If the Church is to be effective in reaching out to these hundreds of millions, it will have to be able to live among them in a way that integrates into such communities. But instead of a willingness to become poor, for the sake of the poor, we exhibit an enthusiasm for exporting the message of prosperity, both as a set of socio-economic aspirations, and as a primary sign of the favour of God.

This is a part of why the Global South Initiative matters so much. It is imperative that we create dynamics that enable Global South countries to accelerate their missionary sending movements and help them become more effective as cross-cultural workers.

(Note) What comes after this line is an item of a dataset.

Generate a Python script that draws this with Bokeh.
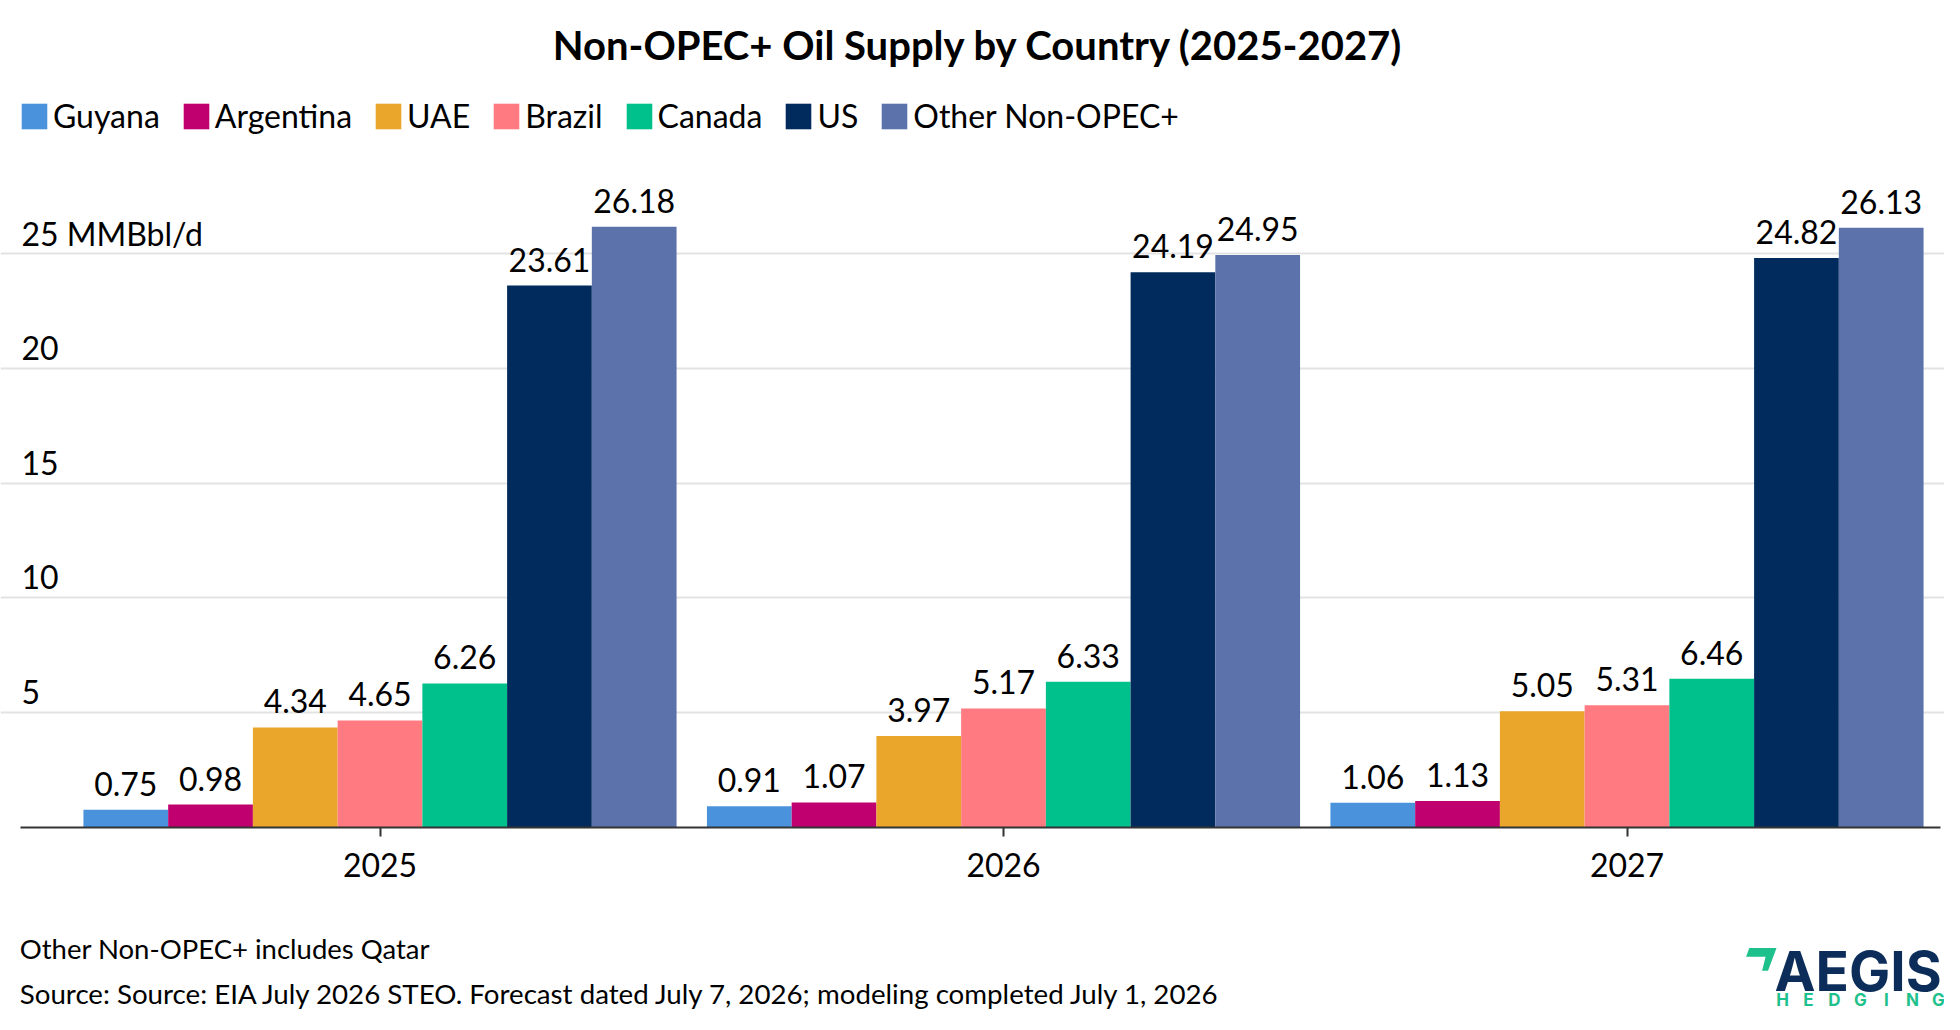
from bokeh.plotting import figure
from bokeh.models import (ColumnDataSource, Range1d, FixedTicker, Legend, LegendItem,
                          Label, PolyAnnotation)
from bokeh.transform import dodge
from bokeh.core.properties import value
from bokeh.embed import file_html
from bokeh.resources import INLINE

years = ["2025", "2026", "2027"]
countries = ["Guyana", "Argentina", "UAE", "Brazil", "Canada", "US", "Other Non-OPEC+"]
colors = ["#4a93dc", "#c1006f", "#eaa52b", "#ff7b81", "#00c18b", "#002b5c", "#5b73aa"]

guyana = [0.75, 0.91, 1.06]
argentina = [0.98, 1.07, 1.13]
uae = [4.34, 3.97, 5.05]
brazil = [4.65, 5.17, 5.31]
canada = [6.26, 6.33, 6.46]
us = [23.61, 24.19, 24.82]
other = [26.18, 24.95, 26.13]

y_ticks = [5, 10, 15, 20, 25]
y_tick_labels = ["5", "10", "15", "20", "25 MMBbl/d"]

title = "Non-OPEC+ Oil Supply by Country (2025-2027)"
note1 = "Other Non-OPEC+ includes Qatar"
note2 = "Source: Source: EIA July 2026 STEO. Forecast dated July 7, 2026; modeling completed July 1, 2026"

FONT = "Lato"
FS = "32px"
series = [guyana, argentina, uae, brazil, canada, us, other]
keys = ["s%d" % i for i in range(len(countries))]

data = {"x": list(range(len(years)))}
for k, vals in zip(keys, series):
    data[k] = vals
    data[k + "_lab"] = ["%.2f" % v for v in vals]
source = ColumnDataSource(data=data)

# plot area spans the whole canvas so that title, legend and notes are not clipped
W, H = 1944, 1014
px_x = 623.5   # pixels per group
px_y = 22.93   # pixels per MMBbl/d
x0 = -379.5 / px_x
y0 = -(H - 826.5) / px_y
axis_lo, axis_hi = -0.5766, 2.5028
bw = 0.1359

p = figure(width=W, height=H, output_backend="svg", toolbar_location=None,
           x_range=Range1d(x0, x0 + W / px_x), y_range=Range1d(y0, y0 + H / px_y),
           min_border=0)
p.outline_line_color = None
p.yaxis.visible = False
p.xgrid.grid_line_color = None
p.ygrid.ticker = FixedTicker(ticks=y_ticks)
p.ygrid.bounds = (axis_lo, axis_hi)
p.ygrid.grid_line_color = "#e3e3e3"
p.ygrid.grid_line_width = 2

p.xaxis.fixed_location = 0
p.xaxis.bounds = (axis_lo, axis_hi)
p.xaxis.ticker = FixedTicker(ticks=list(range(len(years))))
p.xaxis.major_label_overrides = {i: y for i, y in enumerate(years)}
p.xaxis.axis_line_color = "#333333"
p.xaxis.axis_line_width = 2
p.xaxis.major_tick_line_color = "#333333"
p.xaxis.major_tick_line_width = 2
p.xaxis.major_tick_in = 0
p.xaxis.major_tick_out = 9
p.xaxis.minor_tick_line_color = None
p.xaxis.major_label_text_font = FONT
p.xaxis.major_label_text_font_size = FS
p.xaxis.major_label_text_color = "black"
p.xaxis.major_label_standoff = 17

items = []
n = len(countries)
for i, (k, name, c) in enumerate(zip(keys, countries, colors)):
    off = (i - (n - 1) / 2) * bw
    r = p.vbar(x=dodge("x", off), top=k, width=bw, source=source,
               fill_color=c, line_color=None)
    p.text(x=dodge("x", off), y=k, text=k + "_lab", source=source,
           text_align="center", text_baseline="alphabetic", y_offset=-26,
           text_font=value(FONT), text_font_size=FS, text_color="black")
    items.append(LegendItem(label=name, renderers=[r]))

# y tick labels sit above the grid lines, left aligned
p.text(x=[axis_lo] * len(y_ticks), y=y_ticks, text=y_tick_labels,
       x_offset=1, y_offset=-20.5, text_align="left", text_baseline="alphabetic",
       text_font=value(FONT), text_font_size=FS, text_color="black")

legend = Legend(items=items, orientation="horizontal", location=(18, 879),
                glyph_width=32, glyph_height=32, label_standoff=3, spacing=20,
                padding=0, margin=0, border_line_color=None, background_fill_alpha=0,
                label_text_font=FONT, label_text_font_size=FS, label_text_color="black")
p.add_layout(legend)

p.add_layout(Label(x=978, y=969.3, x_units="screen", y_units="screen", text=title,
                   text_align="center", text_baseline="middle", text_font=FONT,
                   text_font_style="bold", text_font_size="40px", text_color="black"))
p.add_layout(Label(x=19.3, y=66.5, x_units="screen", y_units="screen", text=note1,
                   text_baseline="alphabetic", text_font=FONT, text_font_size="27.5px",
                   text_color="black"))
p.add_layout(Label(x=19.3, y=21.5, x_units="screen", y_units="screen", text=note2,
                   text_baseline="alphabetic", text_font=FONT, text_font_size="27.7px",
                   text_color="black"))

# logo
p.add_layout(PolyAnnotation(xs=[1748.8, 1776, 1767.5, 1761.6, 1765.1, 1745.6],
                            ys=[66.4, 66.4, 43.8, 43.8, 57.7, 57.7],
                            xs_units="screen", ys_units="screen",
                            fill_color="#1ec08b", fill_alpha=1, line_color=None))
p.add_layout(Label(x=1774, y=44, x_units="screen", y_units="screen", text="AEGIS",
                   text_baseline="alphabetic", text_font="Inter", text_font_style="bold",
                   text_font_size="55px", text_color="#0c2c5a"))
for j, ch in enumerate("HEDGING"):
    p.add_layout(Label(x=1782 + 26 * j, y=15, x_units="screen", y_units="screen",
                       text=ch, text_align="center", text_baseline="alphabetic",
                       text_font="Inter", text_font_style="bold", text_font_size="17px",
                       text_color="#1ec08b"))

open("out.html", "w").write(file_html(p, INLINE))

The West is not only in decline in overall missionary numbers, it is arguably falling behind even faster in its fundamental capacity to produce Christians who are capable of effectively reaching out to the people and communities most in need of the gospel. Our affluence, our sense of independence, and most of the very things that make the Global North the preferred destination of most migrants are also the things that make us so ineffective at incarnating the Good News into the unreached world today.

Of course, with God, all things are possible, but it will be the exception rather than the rule to find a First World missionary who is ready, willing, and able to live amongst the filth and squalor and systemic corruption and injustice that hundreds of millions of urban poor have to deal with every single day. Workers from the Global South are much more likely to be able to minister into those contexts – contexts which house over a billion people.

So, what can we do to truly serve our Global South brothers and sisters who are more than qualified to be effective in these places? Instead of this more obvious solution, we can instead hope for an economic crash that delivers us from our prisons of mammon along with a simultaneous revival that quickly and profoundly reshapes our entire church culture, discipleship process, and missionary training/sending patterns. But I wouldn't hold my breath; the former option seems a lot more reasonable!